*Short exercise*. Take the material below and retype it in full; pictures are left out.

*Data extract*.
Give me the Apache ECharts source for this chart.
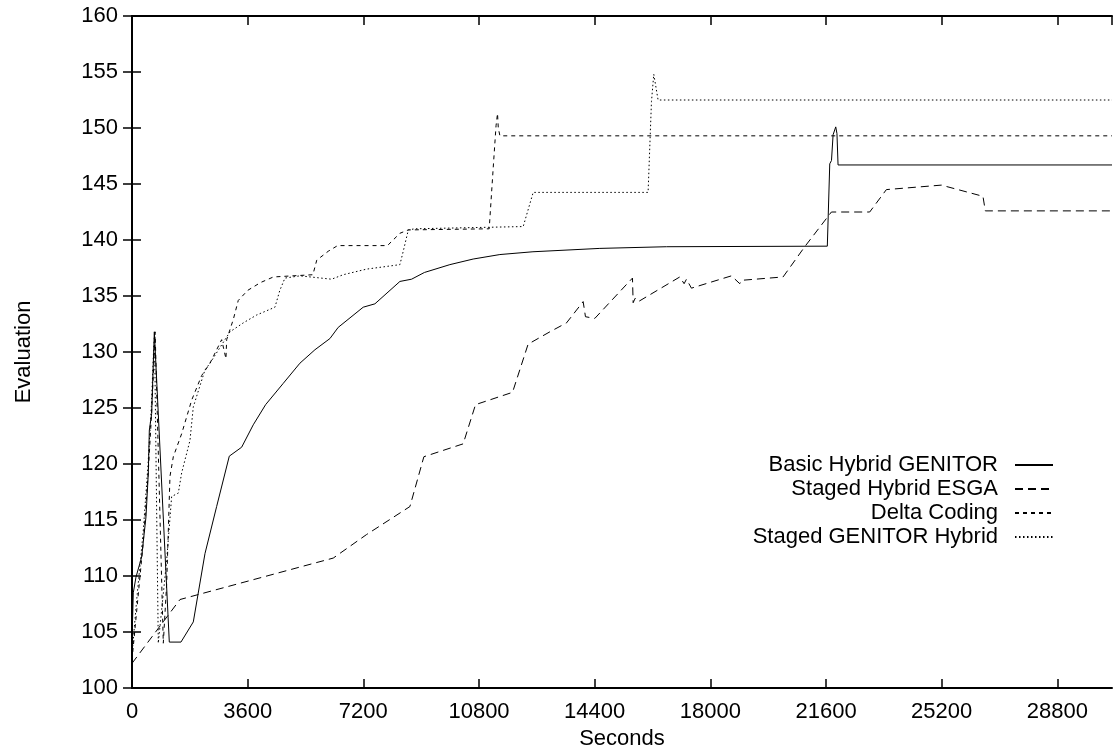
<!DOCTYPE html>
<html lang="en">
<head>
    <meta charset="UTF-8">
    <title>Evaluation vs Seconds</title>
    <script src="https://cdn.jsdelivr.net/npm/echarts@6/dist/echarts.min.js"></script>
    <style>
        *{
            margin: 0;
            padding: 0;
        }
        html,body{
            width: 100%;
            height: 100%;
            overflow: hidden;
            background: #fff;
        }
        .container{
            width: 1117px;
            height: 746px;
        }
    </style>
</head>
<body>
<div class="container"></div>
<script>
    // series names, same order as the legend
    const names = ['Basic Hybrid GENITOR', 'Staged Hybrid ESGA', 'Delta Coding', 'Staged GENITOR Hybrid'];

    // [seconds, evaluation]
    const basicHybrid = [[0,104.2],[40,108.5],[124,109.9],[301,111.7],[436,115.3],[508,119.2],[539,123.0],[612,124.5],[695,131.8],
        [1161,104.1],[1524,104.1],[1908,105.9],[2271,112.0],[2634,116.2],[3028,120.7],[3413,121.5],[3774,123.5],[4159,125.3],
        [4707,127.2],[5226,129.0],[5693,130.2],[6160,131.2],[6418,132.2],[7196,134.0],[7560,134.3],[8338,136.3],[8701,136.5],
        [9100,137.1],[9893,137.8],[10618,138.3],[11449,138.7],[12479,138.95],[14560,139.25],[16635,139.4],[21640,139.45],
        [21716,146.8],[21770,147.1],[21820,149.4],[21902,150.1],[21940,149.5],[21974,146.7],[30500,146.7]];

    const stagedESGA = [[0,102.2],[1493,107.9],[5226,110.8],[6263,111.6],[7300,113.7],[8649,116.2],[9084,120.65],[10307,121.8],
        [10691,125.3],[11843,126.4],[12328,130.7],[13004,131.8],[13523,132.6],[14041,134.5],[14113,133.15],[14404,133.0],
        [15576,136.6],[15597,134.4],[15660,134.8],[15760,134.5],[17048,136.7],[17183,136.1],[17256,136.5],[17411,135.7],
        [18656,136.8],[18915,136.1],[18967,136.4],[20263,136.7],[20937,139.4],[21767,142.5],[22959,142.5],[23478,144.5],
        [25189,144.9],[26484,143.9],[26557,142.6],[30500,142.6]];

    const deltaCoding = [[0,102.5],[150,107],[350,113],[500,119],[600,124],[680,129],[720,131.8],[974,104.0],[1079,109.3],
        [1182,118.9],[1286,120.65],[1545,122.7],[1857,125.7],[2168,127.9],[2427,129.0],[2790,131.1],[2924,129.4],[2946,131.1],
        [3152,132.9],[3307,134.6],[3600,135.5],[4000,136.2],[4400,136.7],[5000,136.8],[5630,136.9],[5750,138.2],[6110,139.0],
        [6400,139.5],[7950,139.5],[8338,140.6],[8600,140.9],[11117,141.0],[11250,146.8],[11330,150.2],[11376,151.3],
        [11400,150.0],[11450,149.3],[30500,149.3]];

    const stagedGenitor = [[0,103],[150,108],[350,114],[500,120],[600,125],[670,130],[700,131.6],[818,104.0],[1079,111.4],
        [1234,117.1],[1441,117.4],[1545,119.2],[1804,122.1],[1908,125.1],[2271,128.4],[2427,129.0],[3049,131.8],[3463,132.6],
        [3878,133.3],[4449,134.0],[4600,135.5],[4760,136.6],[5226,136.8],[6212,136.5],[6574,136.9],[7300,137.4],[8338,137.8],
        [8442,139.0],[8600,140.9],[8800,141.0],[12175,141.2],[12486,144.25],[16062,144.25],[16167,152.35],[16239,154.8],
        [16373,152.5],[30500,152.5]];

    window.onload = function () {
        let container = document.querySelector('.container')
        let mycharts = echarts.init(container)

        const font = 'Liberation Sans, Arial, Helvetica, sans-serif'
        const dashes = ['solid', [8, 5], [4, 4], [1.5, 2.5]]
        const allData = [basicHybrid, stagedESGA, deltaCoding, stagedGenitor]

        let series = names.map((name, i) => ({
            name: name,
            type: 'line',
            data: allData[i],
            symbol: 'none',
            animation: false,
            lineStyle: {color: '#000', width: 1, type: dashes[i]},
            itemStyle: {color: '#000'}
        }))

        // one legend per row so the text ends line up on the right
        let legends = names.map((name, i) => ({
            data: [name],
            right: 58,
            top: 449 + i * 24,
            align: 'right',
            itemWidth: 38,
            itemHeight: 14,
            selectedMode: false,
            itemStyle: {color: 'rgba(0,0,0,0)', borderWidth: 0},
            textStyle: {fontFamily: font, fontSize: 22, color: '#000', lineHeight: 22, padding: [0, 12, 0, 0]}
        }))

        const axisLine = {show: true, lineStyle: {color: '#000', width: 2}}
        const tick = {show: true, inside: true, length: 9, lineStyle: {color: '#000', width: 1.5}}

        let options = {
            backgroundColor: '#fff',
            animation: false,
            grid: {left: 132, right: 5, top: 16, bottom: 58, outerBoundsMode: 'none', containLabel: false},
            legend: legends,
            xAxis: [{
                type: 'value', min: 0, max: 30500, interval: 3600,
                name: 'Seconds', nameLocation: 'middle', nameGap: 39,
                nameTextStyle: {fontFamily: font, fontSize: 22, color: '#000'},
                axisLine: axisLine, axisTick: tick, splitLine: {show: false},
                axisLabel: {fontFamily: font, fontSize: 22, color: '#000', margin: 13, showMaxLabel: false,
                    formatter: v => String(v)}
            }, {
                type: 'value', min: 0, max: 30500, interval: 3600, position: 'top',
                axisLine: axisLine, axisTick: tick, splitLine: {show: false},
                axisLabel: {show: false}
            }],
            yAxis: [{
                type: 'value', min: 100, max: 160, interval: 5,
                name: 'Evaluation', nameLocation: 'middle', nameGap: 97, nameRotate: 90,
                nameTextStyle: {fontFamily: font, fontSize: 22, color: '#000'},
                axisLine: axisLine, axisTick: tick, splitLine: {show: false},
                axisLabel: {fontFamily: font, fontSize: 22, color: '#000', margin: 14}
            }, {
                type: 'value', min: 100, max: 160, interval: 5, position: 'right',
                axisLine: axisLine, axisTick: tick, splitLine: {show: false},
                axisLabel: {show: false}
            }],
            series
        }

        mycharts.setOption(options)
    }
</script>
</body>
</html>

*Output for this task*.
Give me the Apache ECharts source for this chart.
<!DOCTYPE html>
<html lang="en">
<head>
    <meta charset="UTF-8">
    <title>Evaluation vs Seconds</title>
    <script src="https://cdn.jsdelivr.net/npm/echarts@6/dist/echarts.min.js"></script>
    <style>
        *{
            margin: 0;
            padding: 0;
        }
        html,body{
            width: 100%;
            height: 100%;
            overflow: hidden;
            background: #fff;
        }
        .container{
            width: 1117px;
            height: 746px;
        }
    </style>
</head>
<body>
<div class="container"></div>
<script>
    // series names, same order as the legend
    const names = ['Basic Hybrid GENITOR', 'Staged Hybrid ESGA', 'Delta Coding', 'Staged GENITOR Hybrid'];

    // [seconds, evaluation]
    const basicHybrid = [[0,104.2],[40,108.5],[124,109.9],[301,111.7],[436,115.3],[508,119.2],[539,123.0],[612,124.5],[695,131.8],
        [1161,104.1],[1524,104.1],[1908,105.9],[2271,112.0],[2634,116.2],[3028,120.7],[3413,121.5],[3774,123.5],[4159,125.3],
        [4707,127.2],[5226,129.0],[5693,130.2],[6160,131.2],[6418,132.2],[7196,134.0],[7560,134.3],[8338,136.3],[8701,136.5],
        [9100,137.1],[9893,137.8],[10618,138.3],[11449,138.7],[12479,138.95],[14560,139.25],[16635,139.4],[21640,139.45],
        [21716,146.8],[21770,147.1],[21820,149.4],[21902,150.1],[21940,149.5],[21974,146.7],[30500,146.7]];

    const stagedESGA = [[0,102.2],[1493,107.9],[5226,110.8],[6263,111.6],[7300,113.7],[8649,116.2],[9084,120.65],[10307,121.8],
        [10691,125.3],[11843,126.4],[12328,130.7],[13004,131.8],[13523,132.6],[14041,134.5],[14113,133.15],[14404,133.0],
        [15576,136.6],[15597,134.4],[15660,134.8],[15760,134.5],[17048,136.7],[17183,136.1],[17256,136.5],[17411,135.7],
        [18656,136.8],[18915,136.1],[18967,136.4],[20263,136.7],[20937,139.4],[21767,142.5],[22959,142.5],[23478,144.5],
        [25189,144.9],[26484,143.9],[26557,142.6],[30500,142.6]];

    const deltaCoding = [[0,102.5],[150,107],[350,113],[500,119],[600,124],[680,129],[720,131.8],[974,104.0],[1079,109.3],
        [1182,118.9],[1286,120.65],[1545,122.7],[1857,125.7],[2168,127.9],[2427,129.0],[2790,131.1],[2924,129.4],[2946,131.1],
        [3152,132.9],[3307,134.6],[3600,135.5],[4000,136.2],[4400,136.7],[5000,136.8],[5630,136.9],[5750,138.2],[6110,139.0],
        [6400,139.5],[7950,139.5],[8338,140.6],[8600,140.9],[11117,141.0],[11250,146.8],[11330,150.2],[11376,151.3],
        [11400,150.0],[11450,149.3],[30500,149.3]];

    const stagedGenitor = [[0,103],[150,108],[350,114],[500,120],[600,125],[670,130],[700,131.6],[818,104.0],[1079,111.4],
        [1234,117.1],[1441,117.4],[1545,119.2],[1804,122.1],[1908,125.1],[2271,128.4],[2427,129.0],[3049,131.8],[3463,132.6],
        [3878,133.3],[4449,134.0],[4600,135.5],[4760,136.6],[5226,136.8],[6212,136.5],[6574,136.9],[7300,137.4],[8338,137.8],
        [8442,139.0],[8600,140.9],[8800,141.0],[12175,141.2],[12486,144.25],[16062,144.25],[16167,152.35],[16239,154.8],
        [16373,152.5],[30500,152.5]];

    window.onload = function () {
        let container = document.querySelector('.container')
        let mycharts = echarts.init(container)

        const font = 'Liberation Sans, Arial, Helvetica, sans-serif'
        const dashes = ['solid', [8, 5], [4, 4], [1.5, 2.5]]
        const allData = [basicHybrid, stagedESGA, deltaCoding, stagedGenitor]

        let series = names.map((name, i) => ({
            name: name,
            type: 'line',
            data: allData[i],
            symbol: 'none',
            animation: false,
            lineStyle: {color: '#000', width: 1, type: dashes[i]},
            itemStyle: {color: '#000'}
        }))

        // one legend per row so the text ends line up on the right
        let legends = names.map((name, i) => ({
            data: [name],
            right: 58,
            top: 449 + i * 24,
            align: 'right',
            itemWidth: 38,
            itemHeight: 14,
            selectedMode: false,
            itemStyle: {color: 'rgba(0,0,0,0)', borderWidth: 0},
            textStyle: {fontFamily: font, fontSize: 22, color: '#000', lineHeight: 22, padding: [0, 12, 0, 0]}
        }))

        const axisLine = {show: true, lineStyle: {color: '#000', width: 2}}
        const tick = {show: true, inside: true, length: 9, lineStyle: {color: '#000', width: 1.5}}

        let options = {
            backgroundColor: '#fff',
            animation: false,
            grid: {left: 132, right: 5, top: 16, bottom: 58, outerBoundsMode: 'none', containLabel: false},
            legend: legends,
            xAxis: [{
                type: 'value', min: 0, max: 30500, interval: 3600,
                name: 'Seconds', nameLocation: 'middle', nameGap: 39,
                nameTextStyle: {fontFamily: font, fontSize: 22, color: '#000'},
                axisLine: axisLine, axisTick: tick, splitLine: {show: false},
                axisLabel: {fontFamily: font, fontSize: 22, color: '#000', margin: 13, showMaxLabel: false,
                    formatter: v => String(v)}
            }, {
                type: 'value', min: 0, max: 30500, interval: 3600, position: 'top',
                axisLine: axisLine, axisTick: tick, splitLine: {show: false},
                axisLabel: {show: false}
            }],
            yAxis: [{
                type: 'value', min: 100, max: 160, interval: 5,
                name: 'Evaluation', nameLocation: 'middle', nameGap: 97, nameRotate: 90,
                nameTextStyle: {fontFamily: font, fontSize: 22, color: '#000'},
                axisLine: axisLine, axisTick: tick, splitLine: {show: false},
                axisLabel: {fontFamily: font, fontSize: 22, color: '#000', margin: 14}
            }, {
                type: 'value', min: 100, max: 160, interval: 5, position: 'right',
                axisLine: axisLine, axisTick: tick, splitLine: {show: false},
                axisLabel: {show: false}
            }],
            series
        }

        mycharts.setOption(options)
    }
</script>
</body>
</html>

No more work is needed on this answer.